Some will suggest Amazon has had the deck stacked firmly in its favour in the fight against bricks-and-mortar rivals such Walmart in the US and Tesco and John Lewis in the UK, owing to the long-term thinking it has been afforded by investors and the fact it has not had to shoulder the tax burdens weighing heavily on traditional retail competitors.

In that sense, there is no ignoring the fact Bezos has been dealt a favourable hand down the years. But he has still had to play his cards right and make the most of the aces in Amazon’s pack.

Laser focus

Success does not arrive simply by virtue of operating as an online-only business. Just look at Tesco Direct, the grocer’s general merchandise website that closed in 2018 after failing to find a path to profitability, or AO, which pulled out of the Netherlands the following year amid similar bottom-line pressure.

Amazon now accounts for $5 in every $10 spent online in the US and more than £3 of every £10 spent online in the UK. That does not happen by accident.

Bezos’ laser focus on the consumer, which has cascaded down through his business, has allowed Amazon to move into new categories, invent new propositions and purchase new businesses that meet its customers’ needs.

“Amazon is not the reason physical retail is dying – but it is the reason mediocre, uninspiring retail is dying”

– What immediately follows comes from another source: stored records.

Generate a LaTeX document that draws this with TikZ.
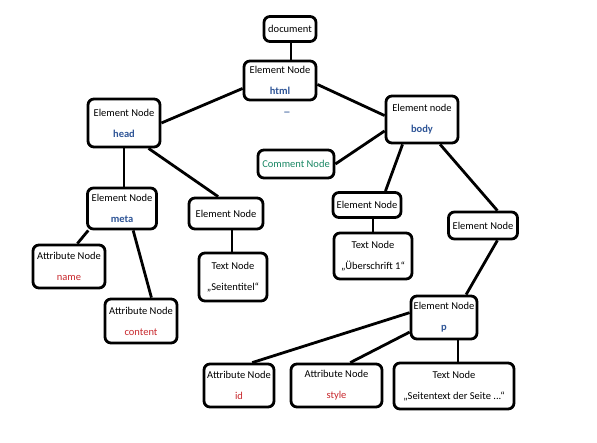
\documentclass[tikz,border=0pt]{standalone}
\usepackage{fontspec}
\setmainfont{Carlito}
\definecolor{nblue}{RGB}{47,85,151}
\definecolor{nred}{RGB}{200,40,45}
\definecolor{ngreen}{RGB}{25,135,100}
\begin{document}
\begin{tikzpicture}[x=1pt,y=-1pt,
  box/.style={draw, line width=2.8pt, rounded corners=6pt, align=center, inner sep=0pt, font=\fontsize{10.5}{13}\selectfont},
  conn/.style={line width=2.8pt},
]
\useasboundingbox[fill=white] (0,0) rectangle (597,443);
\newcommand{\two}[2]{#1\\[8pt]#2}
\node[box,minimum width=52pt,minimum height=25pt] (doc) at (290,29) {document};
\node[box,minimum width=72pt,minimum height=39pt] (html) at (280,80.5) {\two{Element Node}{\textcolor{nblue}{\bfseries html}}};
\node[text=nblue,font=\fontsize{10.5}{13}\selectfont\bfseries] (us) at (287,112) {\_};
\node[box,minimum width=72pt,minimum height=48pt] (head) at (124,123) {\two{Element Node}{\textcolor{nblue}{\bfseries head}}};
\node[box,minimum width=72pt,minimum height=47pt] (body) at (422,119.5) {\two{Element node}{\textcolor{nblue}{\bfseries body}}};
\node[box,minimum width=76pt,minimum height=28pt,text=ngreen] (comment) at (296,164) {Comment Node};
\node[box,minimum width=69pt,minimum height=41pt] (meta) at (122,208.5) {\two{Element Node}{\textcolor{nblue}{\bfseries meta}}};
\node[box,minimum width=72pt,minimum height=43pt] (name) at (69,266.5) {\two{Attribute Node}{\textcolor{nred}{name}}};
\node[box,minimum width=72pt,minimum height=44pt] (content) at (141,321) {\two{Attribute Node}{\textcolor{nred}{content}}};
\node[box,minimum width=74pt,minimum height=31pt] (elA) at (226,213.5) {Element Node};
\node[box,minimum width=68pt,minimum height=48pt] (tt) at (233,277) {\two{Text Node}{„Seitentitel“}};
\node[box,minimum width=68pt,minimum height=25pt] (e1) at (367,205) {Element Node};
\node[box,minimum width=78pt,minimum height=46pt] (ue) at (373,256) {\two{Text Node}{„Überschrift 1“}};
\node[box,minimum width=69pt,minimum height=27pt] (e2) at (483,225.5) {Element Node};
\node[box,minimum width=66pt,minimum height=43pt] (p) at (444,317.5) {\two{Element Node}{\textcolor{nblue}{\bfseries p}}};
\node[box,minimum width=70pt,minimum height=43pt] (id) at (239,385.5) {\two{Attribute Node}{\textcolor{nred}{id}}};
\node[box,minimum width=91pt,minimum height=43pt] (style) at (336.5,385.5) {\two{Attribute Node}{\textcolor{nred}{style}}};
\node[box,minimum width=120pt,minimum height=46pt] (st) at (454,386) {\two{Text Node}{„Seitentext der Seite ...“}};
\draw[conn] ([xshift=1pt]doc.south) -- ([xshift=1pt]doc.south |- html.north);
\draw[conn] (html.192) -- (head.east);
\draw[conn] (html.354) -- (body.174);
\draw[conn] (head.south) -- (head.south |- meta.north);
\draw[conn] (head.314) -- (elA.115);
\draw[conn] (meta.213) -- (name.70);
\draw[conn] (meta.297) -- (content.66);
\draw[conn] ([xshift=-1pt]tt.north) -- ([xshift=-1pt]tt.north |- elA.south);
\draw[conn] (body.197) -- (comment.east);
\draw[conn] (body.232) -- (e1.37);
\draw[conn] (body.306) -- (e2.46);
\draw[conn] (ue.north) -- (ue.north |- e1.south);
\draw[conn] (e2.314) -- (p.46);
\draw[conn] (p.172) -- (id.60);
\draw[conn] (p.203) -- (style.59);
\draw[conn] ([xshift=14pt]p.south) -- ([xshift=14pt]p.south |- st.north);
\end{tikzpicture}
\end{document}
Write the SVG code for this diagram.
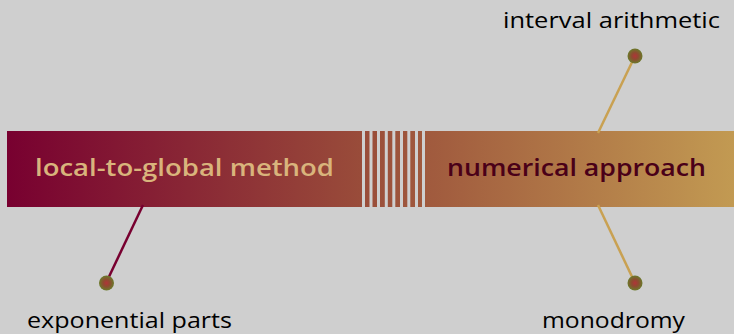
<svg xmlns="http://www.w3.org/2000/svg" width="734" height="334" viewBox="0 0 734 334">
<defs>
<linearGradient id="bar" x1="7" y1="0" x2="734" y2="0" gradientUnits="userSpaceOnUse">
<stop offset="0" stop-color="#780030"/>
<stop offset="0.5" stop-color="#9a4e3a"/>
<stop offset="1" stop-color="#c29a52"/>
</linearGradient>
<radialGradient id="pin">
<stop offset="0" stop-color="#b03538"/>
<stop offset="0.45" stop-color="#8e4a30"/>
<stop offset="1" stop-color="#6a7a2a"/>
</radialGradient>
<style>
.lbl{font-family:"Open Sans","Liberation Sans",sans-serif;font-size:22.5px;fill:#000}
.big{font-family:"Open Sans","Liberation Sans",sans-serif;font-size:24px;font-weight:600}
.gap{fill:#cfcfcf}
</style>
</defs>
<rect width="734" height="334" fill="#cfcfcf"/>
<g id="bar-group">
<rect x="7" y="131" width="727" height="76" fill="url(#bar)"/>
<g class="gap">
<rect x="362" y="131" width="3" height="76"/>
<rect x="369.5" y="131" width="3" height="76"/>
<rect x="377" y="131" width="3" height="76"/>
<rect x="384.8" y="131" width="3" height="76"/>
<rect x="392.3" y="131" width="3" height="76"/>
<rect x="400" y="131" width="3" height="76"/>
<rect x="407.3" y="131" width="3" height="76"/>
<rect x="415" y="131" width="3" height="76"/>
<rect x="422" y="131" width="3" height="76"/>
</g>
</g>
<g id="node-local">
<text class="big" x="35" y="176" textLength="299" lengthAdjust="spacingAndGlyphs" fill="#d9b47c">local-to-global method</text>
</g>
<g id="node-numerical">
<text class="big" x="447" y="176" textLength="259" lengthAdjust="spacingAndGlyphs" fill="#4a0018">numerical approach</text>
</g>
<g id="connectors">
<line x1="143" y1="205" x2="106" y2="283" stroke="#780030" stroke-width="2.5"/>
<line x1="598" y1="133" x2="635" y2="56" stroke="#c9a152" stroke-width="2.5"/>
<line x1="598" y1="205" x2="635" y2="283" stroke="#c9a152" stroke-width="2.5"/>
</g>
<g id="pin-exp">
<circle cx="106.5" cy="283" r="7.5" fill="url(#pin)"/>
<text class="lbl" x="27" y="328" textLength="205" lengthAdjust="spacingAndGlyphs">exponential parts</text>
</g>
<g id="pin-interval">
<circle cx="635" cy="56" r="7.5" fill="url(#pin)"/>
<text class="lbl" x="503" y="28" textLength="217" lengthAdjust="spacingAndGlyphs">interval arithmetic</text>
</g>
<g id="pin-mono">
<circle cx="635" cy="283" r="7.5" fill="url(#pin)"/>
<text class="lbl" x="542" y="328" textLength="143" lengthAdjust="spacingAndGlyphs">monodromy</text>
</g>
</svg>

It is well known that Bezos demands any new major Amazon project begins with the writing of a press release announcing the finished product. Each development meeting starts with one such document, in the form of a six-page memo, before poring over its strengths and weaknesses.

That focus has established Bezos as a great retail pioneer. Amazon blazed a trail for fast and free deliveries. It launched the first e-reader. It led the smart speaker revolution through the development of Echo products. It is rolling out ‘just walk out’ payment technology in its Amazon Go grocery stores. It offers video and music streaming services to rival Netflix, Apple and Spotify. It created an online prescription medicines service last year. And who could forget the 2005 launch of Amazon Prime, the subscription service that now has more than 125 million members in the US alone?

But to suggest such innovations are killing the high street is to miss the point. Amazon is not the reason physical retail is dying – but it is the reason mediocre, uninspiring retail is dying.

Industry transformed

Bezos’ customer-first approach has forced his rivals to adapt and innovate at a quicker pace than they might otherwise have imagined.

Retailers such as Walmart, Target and Nordstrom have become digital leaders, having invested money and people at scales that would not have been reached without Amazon putting the squeeze on them.

Would Walmart have launched its own marketplace or the Walmart+ subscription service without Amazon breathing down its neck?

Would Kroger, Sobeys, Carrefour and Aeon have struck deals to license Ocado’s technology were it not for Amazon’s growing presence in online grocery?

Would Marks & Spencer have created its MS2 division – bringing online, digital and data teams together with the aim of better serving its customers – were it not for Amazon’s influence on shoppers?

“Some have wilted under that pressure and rapid pace of change. But for those that remain, Bezos has transformed the retail landscape for the better”

Would retailers ranging from Tesco to B&Q, Argos to Zara, be focusing on speeding up their fulfilment propositions had Amazon not set the bar on same-day delivery?

The answer to all of those questions is almost certainly ‘no’.

Some have wilted under that pressure and rapid pace of change. But for those that remain, Bezos has transformed the retail landscape for the better.

For every Arcadia that pays the ultimate price for taking its customer base for granted and failing to meet their changing needs, a Gymshark, built on cult followings and social media buzz, is emerging to take up the mantle.

Bezos said it best in his 2016 shareholder letter: “Customers are always beautifully, wonderfully dissatisfied.”

His legacy will be not just having spearheaded Amazon’s drive to meet ever-evolving shopper demands in the digital age, but forcing rivals across the world to do the same.